### RECORD EXCERPTS
════

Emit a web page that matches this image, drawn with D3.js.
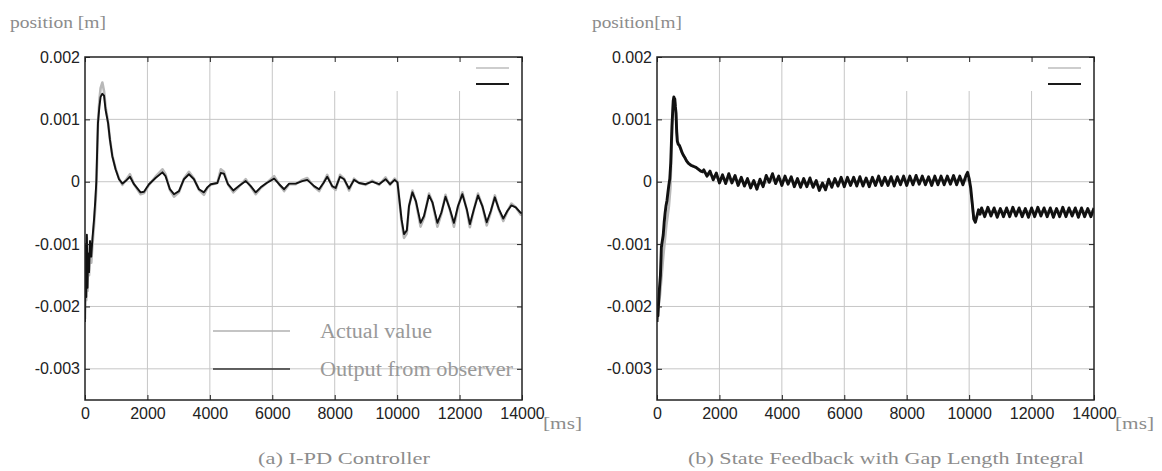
<!DOCTYPE html>
<html lang="en">
<head>
<meta charset="UTF-8">
<title>Position response: I-PD vs state feedback</title>
<script src="https://d3js.org/d3.v7.min.js"></script>
<style>
  body { margin: 0; background: #fff; }
  svg { display: block; }
</style>
</head>
<body>
<div id="chart"></div>
<script>
// axis ticks: time in ms, position values in mm (labels shown in m)
const xTicks = [0, 2000, 4000, 6000, 8000, 10000, 12000, 14000];
const xTickLabels = ["0", "2000", "4000", "6000", "8000", "10000", "12000", "14000"];
const yTicks = [2, 1, 0, -1, -2, -3];
const yTickLabels = ["0.002", "0.001", "0", "-0.001", "-0.002", "-0.003"];
const legendLabels = ["Actual value", "Output from observer"];

// (a) I-PD controller  [ms] / [mm]
const timeA = [0, 20, 40, 60, 80, 100, 130, 160, 200, 240, 290, 330, 363, 390, 415, 460, 500, 555, 610, 660,
  740, 800, 875, 980, 1090, 1200, 1300, 1440, 1570, 1780, 1890, 2050, 2260, 2480, 2580, 2720, 2850, 3010, 3170, 3330,
  3490, 3650, 3810, 3920, 4030, 4240, 4350, 4450, 4580, 4750, 4930, 5150, 5310, 5470, 5630, 5820, 6060, 6220, 6380, 6540,
  6750, 6960, 7120, 7340, 7500, 7640, 7760, 7920, 8030, 8170, 8300, 8460, 8620, 8780, 8990, 9200, 9420, 9630, 9770, 9920,
  10010, 10070, 10140, 10220, 10310, 10380, 10490, 10600, 10750, 10860, 11020, 11130, 11290, 11420, 11550, 11690, 11820, 11950, 12090, 12230,
  12330, 12460, 12590, 12730, 12870, 13000, 13130, 13260, 13400, 13530, 13660, 13800, 13960, 14000];
const actualA = [-2.2, -1.1, -1.9, -0.9, -1.75, -1.2, -1.5, -1.0, -1.3, -1.0, -0.7, -0.4, -0.1, 0.4, 0.95, 1.3, 1.5, 1.59, 1.45, 1.2,
  0.95, 0.68, 0.42, 0.21, 0.05, -0.05, 0.02, 0.12, -0.04, -0.2, -0.18, -0.05, 0.08, 0.2, 0.12, -0.13, -0.24, -0.17, 0.05, 0.16,
  0.05, -0.13, -0.21, -0.1, -0.05, -0.02, 0.2, 0.16, -0.04, -0.17, -0.08, 0.04, -0.08, -0.2, -0.1, -0.02, 0.09, -0.04, -0.15, -0.04,
  -0.04, 0.03, 0.06, -0.08, -0.15, -0.02, 0.11, -0.08, -0.13, 0.11, 0.05, -0.14, 0.05, -0.02, -0.05, 0.02, -0.05, 0.07, -0.05, 0.05,
  0.0, -0.3, -0.63, -0.9, -0.83, -0.4, -0.14, -0.32, -0.72, -0.58, -0.19, -0.33, -0.72, -0.51, -0.21, -0.45, -0.72, -0.4, -0.17, -0.45,
  -0.73, -0.45, -0.19, -0.39, -0.7, -0.49, -0.22, -0.45, -0.63, -0.48, -0.35, -0.41, -0.53, -0.53];
const observerA = [-2.25, -1.0, -1.85, -0.85, -1.7, -1.15, -1.45, -0.95, -1.2, -0.9, -0.6, -0.3, 0.0, 0.5, 0.94, 1.2, 1.36, 1.41, 1.38, 1.15,
  0.94, 0.67, 0.41, 0.2, 0.04, -0.03, 0.01, 0.08, -0.04, -0.17, -0.16, -0.04, 0.06, 0.15, 0.09, -0.12, -0.2, -0.15, 0.04, 0.12,
  0.04, -0.12, -0.17, -0.09, -0.04, -0.02, 0.14, 0.13, -0.04, -0.14, -0.07, 0.01, -0.07, -0.17, -0.09, -0.02, 0.05, -0.04, -0.12, -0.03,
  -0.03, 0.01, 0.03, -0.07, -0.12, -0.02, 0.08, -0.07, -0.1, 0.08, 0.04, -0.11, 0.03, -0.02, -0.04, 0.0, -0.04, 0.04, -0.04, 0.03,
  -0.01, -0.28, -0.6, -0.84, -0.78, -0.39, -0.17, -0.31, -0.66, -0.55, -0.22, -0.33, -0.66, -0.49, -0.24, -0.44, -0.66, -0.39, -0.2, -0.44,
  -0.68, -0.44, -0.22, -0.39, -0.65, -0.47, -0.25, -0.44, -0.59, -0.47, -0.38, -0.41, -0.5, -0.5];

// (b) state feedback with gap length integral  [ms] / [mm]
const actualTimeB = [0, 100, 200, 300, 380, 430, 460, 490, 520, 545, 580, 620, 660, 720, 800, 900, 1000, 1200, 1500, 2000,
  2500, 3000, 3200, 3500, 3800, 4200, 4600, 5000, 5300, 5600, 6000, 7000, 8000, 9000, 9900, 10000, 10100, 10150, 10200, 10300,
  10500, 12000, 14000];
const actualB = [-2.2, -1.8, -1.2, -0.7, -0.4, -0.1, 0.4, 0.9, 1.25, 1.35, 1.25, 0.95, 0.65, 0.57, 0.47, 0.38, 0.3, 0.24, 0.15, 0.05,
  0.03, -0.03, -0.05, -0.01, 0.04, 0.02, -0.02, -0.03, -0.08, -0.02, 0.0, 0.01, 0.02, 0.02, 0.03, 0.03, -0.35, -0.6, -0.62, -0.47,
  -0.48, -0.48, -0.48];
const timeB = [0, 15, 30, 50, 80, 110, 140, 170, 200, 230, 260, 290, 320, 350, 380, 410, 440, 460, 480, 500,
  520, 540, 555, 570, 590, 610, 630, 650, 680, 720, 760, 800, 850, 900, 950, 1000, 1050, 1100, 1150, 1200,
  1250, 1300, 1350, 1400, 1450,
  1500, 1600, 1700, 1800, 1900, 2000,
  2100, 2200, 2300, 2400, 2500, 2600, 2700, 2800, 2900, 3000,
  3100, 3200, 3300, 3400, 3500, 3600, 3700, 3800, 3900, 4000,
  4100, 4200, 4300, 4400, 4500, 4600, 4700, 4800, 4900, 5000,
  5100, 5200, 5300, 5400, 5500, 5600, 5700, 5800, 5900, 6000,
  6100, 6200, 6300, 6400, 6500, 6600, 6700, 6800, 6900, 7000,
  7100, 7200, 7300, 7400, 7500, 7600, 7700, 7800, 7900, 8000,
  8100, 8200, 8300, 8400, 8500, 8600, 8700, 8800, 8900, 9000,
  9100, 9200, 9300, 9400, 9500, 9600, 9700, 9800, 9900,
  9950, 10000, 10050, 10100, 10150, 10200, 10250, 10300, 10350,
  10400, 10500, 10600, 10700, 10800, 10900, 11000, 11100, 11200, 11300,
  11400, 11500, 11600, 11700, 11800, 11900, 12000, 12100, 12200, 12300,
  12400, 12500, 12600, 12700, 12800, 12900, 13000, 13100, 13200, 13300,
  13400, 13500, 13600, 13700, 13800, 13900, 14000];
const observerB = [-2.25, -2.0, -2.15, -1.95, -1.7, -1.5, -1.05, -0.95, -0.85, -0.65, -0.5, -0.38, -0.3, -0.17, -0.05, 0.05, 0.3, 0.6, 0.9, 1.1,
  1.3, 1.36, 1.25, 1.33, 1.2, 1.1, 0.8, 0.65, 0.6, 0.58, 0.53, 0.47, 0.42, 0.38, 0.33, 0.3, 0.28, 0.26, 0.25, 0.24,
  0.23, 0.21, 0.19, 0.17, 0.16,
  0.19, 0.09, 0.17, 0.03, 0.14, -0.02,
  0.11, -0.03, 0.13, -0.02, 0.10, -0.06, 0.07, -0.07, 0.05, -0.10,
  0.02, -0.12, 0.04, -0.08, 0.10, -0.01, 0.13, -0.03, 0.09, -0.06,
  0.09, -0.04, 0.08, -0.08, 0.05, -0.09, 0.05, -0.08, 0.06, -0.09,
  0.02, -0.14, -0.02, -0.13, 0.04, -0.09, 0.05, -0.07, 0.07, -0.08,
  0.07, -0.06, 0.07, -0.07, 0.08, -0.07, 0.06, -0.08, 0.07, -0.06,
  0.09, -0.06, 0.07, -0.06, 0.08, -0.07, 0.08, -0.05, 0.09, -0.06,
  0.09, -0.05, 0.10, -0.04, 0.09, -0.05, 0.08, -0.06, 0.09, -0.05,
  0.09, -0.05, 0.09, -0.04, 0.10, -0.05, 0.09, -0.05, 0.10,
  0.15, 0.05, -0.1, -0.35, -0.6, -0.65, -0.55, -0.45, -0.52,
  -0.42, -0.56, -0.41, -0.55, -0.42, -0.57, -0.43, -0.56, -0.42, -0.56,
  -0.41, -0.55, -0.42, -0.56, -0.43, -0.57, -0.42, -0.56, -0.41, -0.55,
  -0.42, -0.56, -0.42, -0.57, -0.43, -0.56, -0.41, -0.56, -0.42, -0.55,
  -0.42, -0.57, -0.42, -0.56, -0.43, -0.56, -0.42];

const pairs = (ts, vs) => ts.map((t, i) => [t, vs[i]]);

const panels = [
  { left: 85, yLabel: "position [m]", yLabelX: 10, yLabelW: 96,
    caption: "(a) I-PD Controller", capX: 258, capW: 172, obsWidth: 1.9,
    actual: pairs(timeA, actualA), observer: pairs(timeA, observerA), bottomLegend: true },
  { left: 657, yLabel: "position[m]", yLabelX: 592, yLabelW: 90,
    caption: "(b) State Feedback with Gap Length Integral", capX: 688, capW: 396, obsWidth: 2.9,
    actual: pairs(actualTimeB, actualB), observer: pairs(timeB, observerB), bottomLegend: false }
];

const W = 437, plotTop = 57, plotBottom = 400;
const serif = "'Liberation Serif', 'Times New Roman', serif";
const sans = "'Liberation Sans', Arial, sans-serif";
const grey = "#8c8c8c";

const svg = d3.select("#chart").append("svg").attr("width", 1162).attr("height", 471);

panels.forEach((p, k) => {
  const x = d3.scaleLinear().domain([0, 14000]).range([p.left, p.left + W]);
  const y = d3.scaleLinear().domain([-3.5, 2]).range([plotBottom, plotTop]);
  const g = svg.append("g");

  // grid
  g.append("g").selectAll("line").data(xTicks.slice(1, -1)).join("line")
    .attr("x1", d => x(d)).attr("x2", d => x(d)).attr("y1", plotTop).attr("y2", plotBottom)
    .attr("stroke", "#c6c6c6").attr("stroke-width", 1);
  g.append("g").selectAll("line").data(yTicks.slice(1)).join("line")
    .attr("x1", p.left).attr("x2", p.left + W).attr("y1", d => y(d)).attr("y2", d => y(d))
    .attr("stroke", "#c6c6c6").attr("stroke-width", 1);

  // key box (blanks the grid behind it)
  g.append("rect").attr("x", x(7000)).attr("y", plotTop + 1)
    .attr("width", x(14000) - x(7000) - 1).attr("height", 33).attr("fill", "#fff");
  g.append("line").attr("x1", p.left + 391).attr("x2", p.left + 424).attr("y1", 68).attr("y2", 68)
    .attr("stroke", "#bdbdbd").attr("stroke-width", 1.5);
  g.append("line").attr("x1", p.left + 391).attr("x2", p.left + 424).attr("y1", 84).attr("y2", 84)
    .attr("stroke", "#1a1a1a").attr("stroke-width", 2);

  // curves
  const clipId = "clip" + k;
  svg.append("clipPath").attr("id", clipId).append("rect")
    .attr("x", p.left).attr("y", plotTop).attr("width", W).attr("height", plotBottom - plotTop);
  const line = d3.line().x(d => x(d[0])).y(d => y(d[1]));
  g.append("path").datum(p.actual).attr("clip-path", `url(#${clipId})`)
    .attr("d", line).attr("fill", "none").attr("stroke", "#b8b8b8")
    .attr("stroke-width", 2.6).attr("stroke-linejoin", "round");
  g.append("path").datum(p.observer).attr("clip-path", `url(#${clipId})`)
    .attr("d", line).attr("fill", "none").attr("stroke", "#111")
    .attr("stroke-width", p.obsWidth).attr("stroke-linejoin", "round");

  // frame
  g.append("rect").attr("x", p.left).attr("y", plotTop).attr("width", W).attr("height", plotBottom - plotTop)
    .attr("fill", "none").attr("stroke", "#222").attr("stroke-width", 1.5);

  const style = s => {
    s.select(".domain").remove();
    s.attr("font-family", sans).attr("font-size", 16);
    s.selectAll("line").attr("stroke", "#222");
    s.selectAll("text").attr("fill", "#222");
  };
  g.append("g").attr("transform", `translate(0,${plotBottom})`)
    .call(d3.axisBottom(x).tickValues(xTicks).tickFormat((d, i) => xTickLabels[i]).tickSize(-5).tickPadding(8))
    .call(style);
  g.append("g").attr("transform", `translate(${p.left},0)`)
    .call(d3.axisLeft(y).tickValues(yTicks).tickFormat((d, i) => yTickLabels[i]).tickSize(-5).tickPadding(5))
    .call(style);
  g.append("g").attr("transform", `translate(0,${plotTop})`)
    .call(d3.axisTop(x).tickValues(xTicks).tickFormat("").tickSize(-5))
    .call(style);
  g.append("g").attr("transform", `translate(${p.left + W},0)`)
    .call(d3.axisRight(y).tickValues(yTicks).tickFormat("").tickSize(-5))
    .call(style);

  // labels
  g.append("text").attr("x", p.yLabelX).attr("y", 28).text(p.yLabel)
    .attr("font-family", serif).attr("font-size", 17).attr("fill", grey)
    .attr("textLength", p.yLabelW).attr("lengthAdjust", "spacingAndGlyphs");
  g.append("text").attr("x", p.left + W + 21).attr("y", 429).text("[ms]")
    .attr("font-family", serif).attr("font-size", 17).attr("fill", grey)
    .attr("textLength", 39).attr("lengthAdjust", "spacingAndGlyphs");
  g.append("text").attr("x", p.capX).attr("y", 464).text(p.caption)
    .attr("font-family", serif).attr("font-size", 17).attr("fill", grey)
    .attr("textLength", p.capW).attr("lengthAdjust", "spacingAndGlyphs");

  if (p.bottomLegend) {
    const ly = [331, 369];
    const lw = [112, 193];
    const lc = ["#b0b0b0", "#333"];
    legendLabels.forEach((lab, i) => {
      g.append("line").attr("x1", p.left + 128).attr("x2", p.left + 205)
        .attr("y1", ly[i]).attr("y2", ly[i]).attr("stroke", lc[i]).attr("stroke-width", 1.3);
      g.append("text").attr("x", p.left + 235).attr("y", ly[i] + 7).text(lab)
        .attr("font-family", serif).attr("font-size", 20).attr("fill", "#999")
        .attr("textLength", lw[i]).attr("lengthAdjust", "spacingAndGlyphs");
    });
  }
});
</script>
</body>
</html>
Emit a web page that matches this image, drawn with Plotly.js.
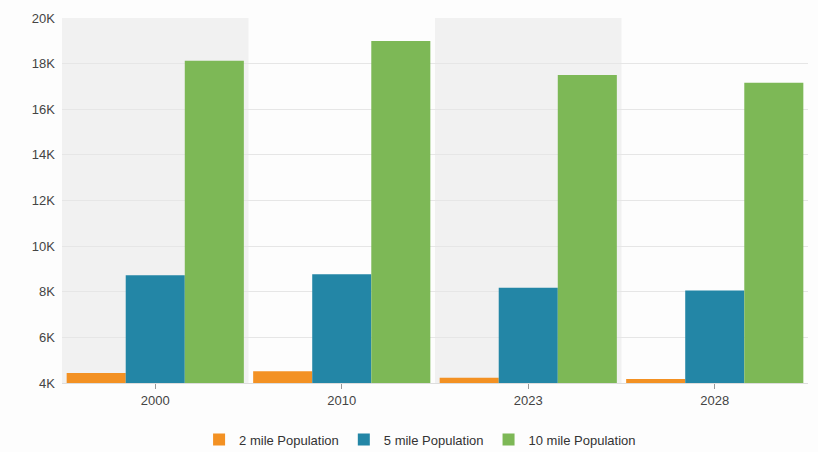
<!DOCTYPE html>
<html><head><meta charset="utf-8">
<script src="https://cdn.plot.ly/plotly-3.0.1.min.js"></script>
<style>html,body{margin:0;padding:0;background:#fdfdfd;}</style>
</head><body>
<div id="chart" style="width:818px;height:452px;"></div>
<script>
const categories = ["2000", "2010", "2023", "2028"];
const pop2mile = [4440, 4510, 4230, 4170];
const pop5mile = [8720, 8770, 8180, 8050];
const pop10mile = [18130, 18990, 17500, 17160];
const seriesNames = ["2 mile Population", "5 mile Population", "10 mile Population"];
const yTickVals = [4000, 6000, 8000, 10000, 12000, 14000, 16000, 18000, 20000];
const yTickText = ["4K", "6K", "8K", "10K", "12K", "14K", "16K", "18K", "20K"];
const colors = ["#F39123", "#2386A6", "#7DB856"];

const vals = [pop2mile, pop5mile, pop10mile];
const traces = vals.map((v, i) => ({
  type: "bar", x: categories, y: v, name: seriesNames[i],
  marker: {color: colors[i], line: {width: 0}},
  hoverinfo: "y+name"
}));

const shapes = categories.map((c, i) => i % 2 === 0 ? ({
  type: "rect", xref: "x", yref: "paper", x0: i - 0.5, x1: i + 0.5, y0: 0, y1: 1,
  fillcolor: "#f1f1f1", line: {width: 0}, layer: "below"
}) : null).filter(Boolean);

const layout = {
  width: 818, height: 452,
  margin: {l: 62, r: 10, t: 18, b: 69, autoexpand: false},
  paper_bgcolor: "#fdfdfd", plot_bgcolor: "#fdfdfd",
  font: {family: "Liberation Sans, Arial, sans-serif", size: 13, color: "#444"},
  barmode: "group", bargap: 0.05, bargroupgap: 0,
  shapes: shapes,
  xaxis: {
    type: "category", range: [-0.5, categories.length - 0.5], automargin: false,
    showgrid: false, showline: true, linecolor: "#dddddd", linewidth: 1,
    ticks: "outside", ticklen: 5, tickcolor: "#999", tickwidth: 1,
    tickfont: {size: 13, color: "#444"}, fixedrange: true
  },
  yaxis: {
    range: [4000, 20000], tickvals: yTickVals, ticktext: yTickText, automargin: false,
    showgrid: true, gridcolor: "#e6e6e6", gridwidth: 1, zeroline: false,
    showline: false, ticks: "", ticklabelstandoff: 6,
    tickfont: {size: 13, color: "#444"}, fixedrange: true
  },
  showlegend: true,
  legend: {
    orientation: "h", x: 0.48, xanchor: "center", y: -0.155, yanchor: "middle",
    font: {size: 13, color: "#333"}, itemwidth: 30, bgcolor: "rgba(0,0,0,0)"
  }
};
Plotly.newPlot("chart", traces, layout, {displayModeBar: false, staticPlot: true});
</script>
</body></html>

════

### REQUEST
Your answer should be a single number: the count of lines that contain "Emit".

### WRITTEN RESPONSE
2